October82
Well-Known Member
Yes and we all understood it the first time you wrote it on the board professor.
I'm just trying to make sure we agree on the basics.
The final price is paid by the consumer. The price of the item is x the taxes added on at sale are y and the final price is z. x+y=z
Consumers pays the z price.
See professor I showed my work, do I get a gold star?
I'm glad you showed your work. It's important to do so because that's how we learn. But you only get credit for addressing the prompt.
No the consumer doesn't decide what to buy based on how much profit the company will get. That is ridiculous. And is not even relevant to this discussion.
I agree that it is ridiculous, which is why I'm surprised that you've maintained a position equivalent to that claim for at least a couple pages of back and forth now. It is imminently relevant. Your position is that it matters whether the price of a Disneyland ticket is paid to Disney or paid to Disney + Anaheim.
Because this tax isn't going in Disney's bank account and never was.
But whether the tax is paid by Disney or the consumer is exactly what it is at stake in this conversation. As I've mentioned a few times, it's fine to assert that Disney isn't paying whatever, if we are explicit that this is an assertion.
Your example of the car dealership is also not relevant to this discussion. Because 1. you can negotiate pricing on cars, you can't in a theme park, 2. because there is a commission involved which again is not the case with a theme park, and 3. because we aren't talking about the price of the good being raised or lowered in order for the company to make a profit or not.
I used car pricing as an example where the relationship between buyer and seller is more transparent. None of these differences are relevant, but they do illustrate that it doesn't matter to you or I whether the dollars we spend include some amount of tax or if the retail price is inclusive. To consumers, we see the price of items and decide whether we can or can not afford to pay that price for the good or service in question.
Let me use a better example. You stay in a hotel room. The price of the room is $200 per night. But there is an occupancy tax of 20% added to the price of the room set by the local government. So you don't pay $200 per night. You actually pay $240 per night. The price of the room didn't go up, its still $200 per night.
And if that tax was not present, up to some caveats, the hotel in question should raise their price to $240. You're willing to pay it, so why wouldn't they?
The hotelier didn't set the price of the room based on that tax, they didn't lower the price to $160.
The price the hotel owner should charge in this situation is $240 if market conditions will support that price. If they don't, the hotelier should charge less. If $240 is still below the value of the room (say on a busy weekend), the hotelier should charge more.

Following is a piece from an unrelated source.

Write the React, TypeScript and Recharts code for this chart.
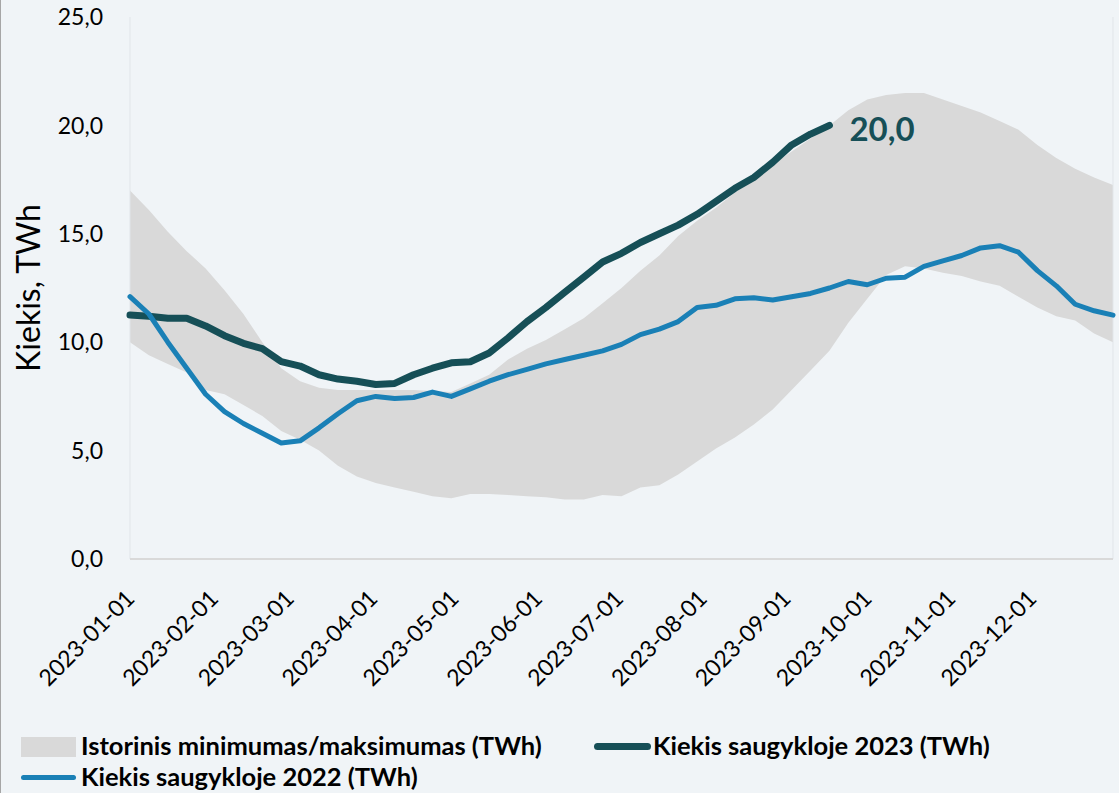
import { ComposedChart, Area, Line, XAxis, YAxis, ReferenceLine } from 'recharts'

// day of year (2023), sampled weekly
const days = [
  0, 7, 14, 21, 28, 35, 42, 49, 56, 63, 70, 77, 84, 91, 98, 105, 112, 119, 126, 133, 140, 147, 154, 161, 168, 175,
  182, 189, 196, 203, 210, 217, 224, 231, 238, 245, 252, 259, 266, 273, 280, 287, 294, 301, 308, 315, 322, 329, 336,
  343, 350, 357, 364,
]

const histMax = [
  17.0, 16.1, 15.1, 14.2, 13.4, 12.4, 11.3, 10.0, 8.8, 8.2, 7.9, 7.8, 7.8, 7.8, 7.8, 7.8, 7.75, 7.7, 8.1, 8.5, 9.2,
  9.7, 10.1, 10.6, 11.1, 11.8, 12.5, 13.3, 14.0, 14.9, 15.6, 16.2, 16.9, 17.6, 18.2, 18.8, 19.4, 20.0, 20.7, 21.2,
  21.4, 21.5, 21.5, 21.2, 20.9, 20.6, 20.2, 19.8, 19.1, 18.5, 18.0, 17.6, 17.25,
]

const histMin = [
  10.0, 9.4, 9.0, 8.6, 7.8, 7.6, 7.1, 6.6, 5.9, 5.5, 5.0, 4.3, 3.8, 3.5, 3.3, 3.1, 2.9, 2.8, 3.0, 3.0, 2.95, 2.9,
  2.85, 2.75, 2.75, 2.95, 2.9, 3.3, 3.4, 3.9, 4.5, 5.1, 5.6, 6.2, 6.9, 7.8, 8.7, 9.6, 10.9, 12.0, 13.1, 13.5, 13.4,
  13.2, 13.05, 12.8, 12.6, 12.1, 11.6, 11.2, 11.0, 10.4, 10.0,
]

const storage2023 = [
  11.25, 11.2, 11.1, 11.1, 10.75, 10.3, 9.95, 9.7, 9.1, 8.9, 8.5, 8.3, 8.2, 8.05, 8.1, 8.5, 8.8, 9.05, 9.1, 9.5, 10.2,
  10.95, 11.6, 12.3, 13.0, 13.7, 14.1, 14.6, 15.0, 15.4, 15.9, 16.5, 17.1, 17.6, 18.3, 19.1, 19.6, 20.0,
]

const storage2022 = [
  12.1, 11.3, 10.0, 8.8, 7.6, 6.8, 6.25, 5.8, 5.35, 5.45, 6.05, 6.7, 7.3, 7.5, 7.4, 7.45, 7.7, 7.5, 7.85, 8.2, 8.5,
  8.75, 9.0, 9.2, 9.4, 9.6, 9.9, 10.35, 10.6, 10.95, 11.6, 11.7, 12.0, 12.05, 11.95, 12.1, 12.25, 12.5, 12.8, 12.65,
  12.95, 13.0, 13.5, 13.75, 14.0, 14.35, 14.45, 14.15, 13.3, 12.6, 11.75, 11.45, 11.25,
]

const tickDays = [0, 31, 59, 90, 120, 151, 181, 212, 243, 273, 304, 334]
const tickLabels = [
  '2023-01-01', '2023-02-01', '2023-03-01', '2023-04-01', '2023-05-01', '2023-06-01',
  '2023-07-01', '2023-08-01', '2023-09-01', '2023-10-01', '2023-11-01', '2023-12-01',
]
const yTicks = [0, 5, 10, 15, 20, 25]

const data = days.map((day, i) => ({
  day,
  band: [histMin[i], histMax[i]],
  y2023: i < storage2023.length ? storage2023[i] : null,
  y2022: storage2022[i],
}))

const FONT = 'Lato, "Open Sans", sans-serif'
const BG = '#f0f4f7'
const C2023 = '#164f57'
const C2022 = '#1a80b6'
const BAND = '#d9d9d9'

const fmt = (v: number) => v.toFixed(1).replace('.', ',')

function DateTick({ x, y, payload }: any) {
  const label = tickLabels[tickDays.indexOf(payload.value)]
  return (
    <text
      x={x + 6}
      y={y + 38}
      transform={`rotate(-45, ${x + 6}, ${y + 38})`}
      textAnchor="end"
      fontSize={23}
      fontFamily={FONT}
      fill="#000"
    >
      {label}
    </text>
  )
}

function EndLabel({ x, y, index }: any) {
  if (index !== storage2023.length - 1) return null
  return (
    <text x={x + 20} y={y + 16} fontSize={33} fontWeight={700} fontFamily={FONT} fill={C2023}>
      {fmt(storage2023[index])}
    </text>
  )
}

const legendText = {
  position: 'absolute' as const,
  fontFamily: FONT,
  fontWeight: 700,
  fontSize: 25.5,
  lineHeight: '31px',
  color: '#000',
  whiteSpace: 'nowrap' as const,
}

export default function App() {
  return (
    <div
      style={{
        position: 'absolute',
        left: 0,
        top: 0,
        width: 1119,
        height: 793,
        background: BG,
        borderLeft: '1px solid #a6a6a6',
        boxSizing: 'border-box',
        overflow: 'hidden',
      }}
    >
      <ComposedChart width={1118} height={793} data={data} margin={{ top: 17, right: 6, left: -1, bottom: 0 }}>
        <XAxis
          dataKey="day"
          type="number"
          domain={[0, 364]}
          ticks={tickDays}
          tick={<DateTick />}
          tickLine={false}
          tickSize={0}
          tickMargin={3}
          axisLine={{ stroke: '#d9d9d9', strokeWidth: 2 }}
          height={234}
          interval={0}
        />
        <YAxis
          type="number"
          domain={[0, 25]}
          ticks={yTicks}
          tickFormatter={fmt}
          axisLine={false}
          tickLine={false}
          tickSize={0}
          tickMargin={27}
          width={130}
          tick={{ fontSize: 23, fontFamily: FONT, fill: '#000' }}
          label={{
            value: 'Kiekis, TWh',
            angle: -90,
            position: 'insideLeft',
            offset: 29,
            style: { fontSize: 32, fontFamily: FONT, fill: '#000', textAnchor: 'middle' },
          }}
        />
        <ReferenceLine x={0} stroke="#e1e5e9" strokeWidth={1} />
        <ReferenceLine x={364} stroke="#e1e5e9" strokeWidth={1} />
        <Area
          dataKey="band"
          type="linear"
          fill={BAND}
          fillOpacity={1}
          stroke="none"
          isAnimationActive={false}
        />
        <Line
          dataKey="y2023"
          type="linear"
          stroke={C2023}
          strokeWidth={7}
          strokeLinecap="round"
          strokeLinejoin="round"
          dot={false}
          label={<EndLabel />}
          isAnimationActive={false}
        />
        <Line
          dataKey="y2022"
          type="linear"
          stroke={C2022}
          strokeWidth={5}
          strokeLinecap="round"
          strokeLinejoin="round"
          dot={false}
          isAnimationActive={false}
        />
      </ComposedChart>

      <div style={{ position: 'absolute', left: 20, top: 737, width: 55, height: 20, background: BAND }} />
      <div style={{ ...legendText, left: 80, top: 730 }}>Istorinis minimumas/maksimumas (TWh)</div>
      <div style={{ position: 'absolute', left: 593, top: 743, width: 57, height: 7, borderRadius: 4, background: C2023 }} />
      <div style={{ ...legendText, left: 652, top: 730 }}>Kiekis saugykloje 2023 (TWh)</div>
      <div style={{ position: 'absolute', left: 20, top: 775, width: 55, height: 5, borderRadius: 3, background: C2022 }} />
      <div style={{ ...legendText, left: 80, top: 761 }}>Kiekis saugykloje 2022 (TWh)</div>
    </div>
  )
}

They set it based on the market of other hotels around them since all other hoteliers also have to charge the same occupancy tax. The tax is added on at the time they collect. The consumer is stuck paying the $240 per night if they want that room. The same applies to any entertainment venue affected by this tax. They will set the price based on the market, like you keep mentioning, not based on the tax.
Yep. And they will all set the price based on what the market will pay for it.
That is not what I'm saying at all.
It really is. It follows quite clearly from your arguments, and you've made positions like that explicit. Earlier you mentioned that Disney will raise prices on many items "imperceptibly", again, arguing that consumers don't care how much items cost.
The price of the ticket is going to be set
... by market conditions.
, the amount of taxes being collected is what will be going up.
which is a change in the effective operational cost.
And that in the end the consumer is going to end up paying more.
Not unless consumers would choose to pay that price regardless of whether the tax was imposed.
That is my whole point in this discussion.
And it is an intuitive position to hold, but not one that is true.
Which I think you ultimately agree with as well, if I pick up on where this post went.
Where this post ultimately went is explaining how markets and pricing actually work, because for all of the times you've described economics as simple (or naive in your words), you haven't actually made arguments that show you understand it.
No duh they don't have a literal pocket, its a metaphor I figured you got that.
I thought I did, but it has become increasingly clear that you use the metaphor more literally than you should. Your position reflects an understanding of corporate finances that assumes fixed assets and an ability to arbitrarily set market prices. That's largely true for most of us. If we took a pay cut, we'd pick up side work or find another job, but it doesn't work like that for firms.
And yes consumers, even me, do care about what they have to pay out of their pocket, again another metaphor. And the very fact that it might come out of my own metaphorical pocket is why I'm even having this debate with you. The larger question is whether it will affect the overall attendance of not just Disneyland but of all the businesses that will be affected by this tax. And my thought it yes it will, which again is also shortsighted by the proponents of this tax.
Okay. I'm personally happy to give a few dollars to the city of Anaheim that I would have otherwise been giving to Disney for my day in the parks. Government spending creates jobs and attracts investment too.